──────── SUPPLIED INFORMATION
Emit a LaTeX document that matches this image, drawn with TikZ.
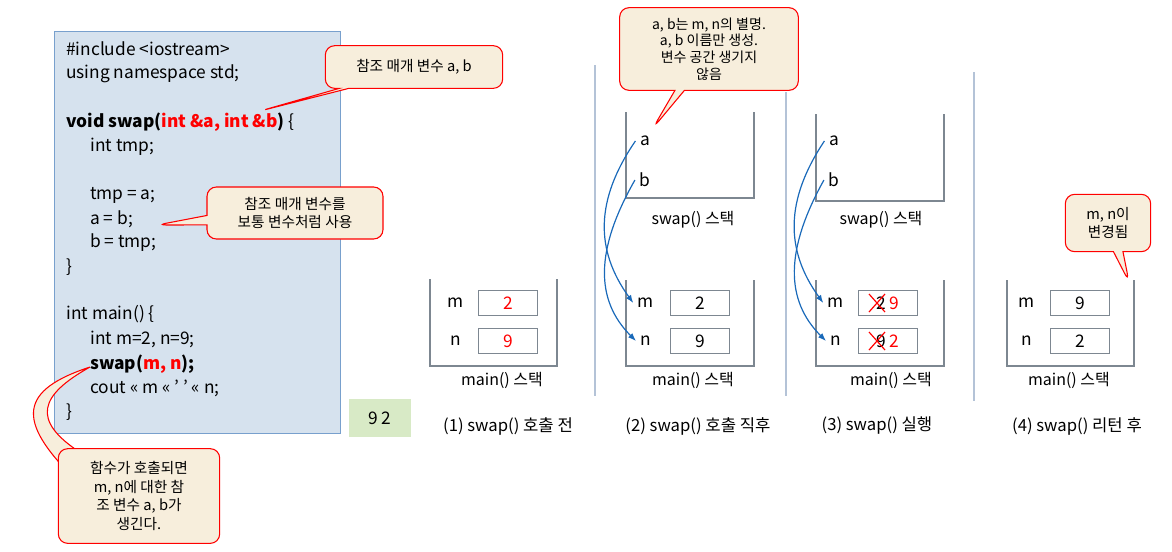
\documentclass[tikz,border=0pt]{standalone}
\usepackage{fontspec}
\setmainfont{Noto Sans CJK KR}
\usetikzlibrary{positioning,shapes.callouts,arrows.meta}
\definecolor{codecolor}{RGB}{214,226,238}
\definecolor{codeedge}{RGB}{120,160,205}
\definecolor{notecolor}{RGB}{247,238,220}
\definecolor{outcolor}{RGB}{216,234,198}
\definecolor{stackedge}{RGB}{125,135,145}
\definecolor{refcolor}{RGB}{25,105,185}
\definecolor{sepcolor}{RGB}{180,195,215}

\begin{document}
\begin{tikzpicture}[x=0.75pt,y=-0.75pt,
		% Text styles
		code/.style={anchor=west, inner sep=0pt, font=\fontsize{13}{15}\selectfont},
		lbl/.style={font=\fontsize{12}{14}\selectfont},
		caption/.style={font=\fontsize{12.5}{15}\selectfont},
		% Note styles
		note/.style={rectangle callout, rounded corners=7pt, draw=red, fill=notecolor,
			line width=0.8pt, align=center, font=\fontsize{11}{13}\selectfont, inner sep=2pt},
		% Stack styles
		stack/.style={draw=stackedge, line width=1.2pt},
		cell/.style={draw=stackedge, line width=1pt, minimum width=44pt, minimum height=19pt,
			font=\fontsize{13}{15}\selectfont},
		var/.style={font=\fontsize{13}{15}\selectfont},
		ref/.style={-{Latex[length=6pt]}, draw=refcolor, line width=0.9pt},
		sep/.style={draw=sepcolor, line width=1pt}
		]
		\useasboundingbox (0,0) rectangle (1172,551);
		
		% Code box
		\node[draw=codeedge, fill=codecolor, line width=0.8pt, minimum width=214.5pt, minimum height=301.5pt,
			anchor=north west, inner sep=0pt] (codebox) at (54,31) {};
		\node[code] (l1) at (66,49) {\#include <iostream>};
		\node[code] (l2) at (66,74) {using namespace std;};
		\node[code] (l3) at (66,122) {\textbf{void swap(}\textcolor{red}{\textbf{int \&a, int \&b}}\textbf{)} \{};
		\node[code] (l4) at (90,147) {int tmp;};
		\node[code] (l5) at (90,195) {tmp = a;};
		\node[code] (l6) at (90,219) {a = b;};
		\node[code] (l7) at (90,243) {b = tmp;};
		\node[code] (l8) at (66,267) {\}};
		\node[code] (l9) at (66,314) {int main() \{};
		\node[code] (l10) at (90,339) {int m=2, n=9;};
		\node[code] (l11) at (90,364) {\textbf{swap(}\textcolor{red}{\textbf{m, n}}\textbf{);}};
		\node[code] (l12) at (90,388) {cout << m << ' ' << n;};
		\node[code] (l13) at (66,412) {\}};
		
		% Output
		\node[fill=outcolor, minimum width=47pt, minimum height=28pt, font=\fontsize{13}{15}\selectfont] (out) at (380,418) {9 2};
		
		% Notes on the code
		\node[note, minimum width=133pt, minimum height=32pt, callout absolute pointer={(260,111)}] (param) at (414,67) {참조 매개 변수 a, b};
		\node[note, minimum width=132pt, minimum height=39pt, callout absolute pointer={(157,225)}] (use) at (295,213) {참조 매개 변수를\\보통 변수처럼 사용};
		\fill[notecolor, draw=red, line width=0.8pt] (75,479) .. controls (15,420) and (20,390) .. (90,367)
			.. controls (40,395) and (30,420) .. (81,453) -- cycle;
		\node[note, rectangle, minimum width=121pt, minimum height=71pt, font=\fontsize{11}{14}\selectfont] (call) at (139,496) {함수가 호출되면\\m, n에 대한 참\\조 변수 a, b가\\생긴다.};
		
		% Separators
		\draw[sep] (595,65) -- (595,396);
		\draw[sep] (786,92) -- (786,396);
		\draw[sep] (974,72) -- (974,401);
		
		% (1) before the call
		\draw[stack] (430,279) |- (557,366) -- (557,279);
		\node[var] (m1) at (456,303) {m};
		\node[cell, text=red] (cm1) at (508,303) {2};
		\node[var] (n1) at (456,341) {n};
		\node[cell, text=red] (cn1) at (508,341) {9};
		\node[lbl] (main1) at (502,380) {main() 스택};
		\node[caption] (cap1) at (508,426) {(1) swap() 호출 전};
		
		% (2) right after the call
		\draw[stack] (626,112) |- (754,198) -- (754,112);
		\node[var] (a2) at (645,141) {a};
		\node[var] (b2) at (645,180) {b};
		\node[lbl] (swap2) at (693,220) {swap() 스택};
		\draw[stack] (626,280) |- (754,366) -- (754,280);
		\node[var] (m2) at (646,303) {m};
		\node[cell] (cm2) at (700,303) {2};
		\node[var] (n2) at (646,341) {n};
		\node[cell] (cn2) at (700,341) {9};
		\node[lbl] (main2) at (693,380) {main() 스택};
		\node[caption] (cap2) at (698,426) {(2) swap() 호출 직후};
		\draw[ref] (a2.west) .. controls (595,200) and (595,250) .. (m2.west);
		\draw[ref] (b2.west) .. controls (595,250) and (595,300) .. (n2.west);
		\node[note, minimum width=134pt, minimum height=62pt, font=\fontsize{10.5}{12.5}\selectfont,
			callout absolute pointer={(653,128)}] (alias) at (709,49) {a, b는 m, n의 별명.\\a, b 이름만 생성.\\변수 공간 생기지\\않음};
		
		% (3) swap running
		\draw[stack] (816,114) |- (944,201) -- (944,114);
		\node[var] (a3) at (834,141) {a};
		\node[var] (b3) at (834,180) {b};
		\node[lbl] (swap3) at (881,220) {swap() 스택};
		\draw[stack] (816,280) |- (944,366) -- (944,280);
		\node[var] (m3) at (836,303) {m};
		\node[cell, text=red] (cm3) at (888,303) {\textcolor{black}{2}\,9};
		\node[var] (n3) at (836,341) {n};
		\node[cell, text=red] (cn3) at (888,341) {\textcolor{black}{9}\,2};
		\draw[red, line width=0.9pt] (869,294) -- (885,312) (869,312) -- (885,294);
		\draw[red, line width=0.9pt] (869,332) -- (885,350) (869,350) -- (885,332);
		\node[lbl] (main3) at (891,380) {main() 스택};
		\node[caption] (cap3) at (877,426) {(3) swap() 실행};
		\draw[ref] (a3.west) .. controls (785,200) and (785,250) .. (m3.west);
		\draw[ref] (b3.west) .. controls (785,250) and (785,300) .. (n3.west);
		
		% (4) after the return
		\draw[stack] (1007,280) |- (1134,366) -- (1134,280);
		\node[var] (m4) at (1027,303) {m};
		\node[cell] (cm4) at (1080,303) {9};
		\node[var] (n4) at (1027,341) {n};
		\node[cell] (cn4) at (1080,341) {2};
		\node[lbl] (main4) at (1069,380) {main() 스택};
		\node[caption] (cap4) at (1077,426) {(4) swap() 리턴 후};
		\node[note, minimum width=64pt, minimum height=43pt, callout absolute pointer={(1129,282)}] (changed) at (1108,223) {m, n이\\변경됨};
		
	\end{tikzpicture}
\end{document}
────────────────
--- TASK DIRECTIONS ---
Give again exactly the lines running from the beginning of the material above through the line that contains "(0,0) rectangle (1172,551);", and leave out every picture.

--- FINAL RESULT ---
Emit a LaTeX document that matches this image, drawn with TikZ.
\documentclass[tikz,border=0pt]{standalone}
\usepackage{fontspec}
\setmainfont{Noto Sans CJK KR}
\usetikzlibrary{positioning,shapes.callouts,arrows.meta}
\definecolor{codecolor}{RGB}{214,226,238}
\definecolor{codeedge}{RGB}{120,160,205}
\definecolor{notecolor}{RGB}{247,238,220}
\definecolor{outcolor}{RGB}{216,234,198}
\definecolor{stackedge}{RGB}{125,135,145}
\definecolor{refcolor}{RGB}{25,105,185}
\definecolor{sepcolor}{RGB}{180,195,215}

\begin{document}
\begin{tikzpicture}[x=0.75pt,y=-0.75pt,
		% Text styles
		code/.style={anchor=west, inner sep=0pt, font=\fontsize{13}{15}\selectfont},
		lbl/.style={font=\fontsize{12}{14}\selectfont},
		caption/.style={font=\fontsize{12.5}{15}\selectfont},
		% Note styles
		note/.style={rectangle callout, rounded corners=7pt, draw=red, fill=notecolor,
			line width=0.8pt, align=center, font=\fontsize{11}{13}\selectfont, inner sep=2pt},
		% Stack styles
		stack/.style={draw=stackedge, line width=1.2pt},
		cell/.style={draw=stackedge, line width=1pt, minimum width=44pt, minimum height=19pt,
			font=\fontsize{13}{15}\selectfont},
		var/.style={font=\fontsize{13}{15}\selectfont},
		ref/.style={-{Latex[length=6pt]}, draw=refcolor, line width=0.9pt},
		sep/.style={draw=sepcolor, line width=1pt}
		]
		\useasboundingbox (0,0) rectangle (1172,551);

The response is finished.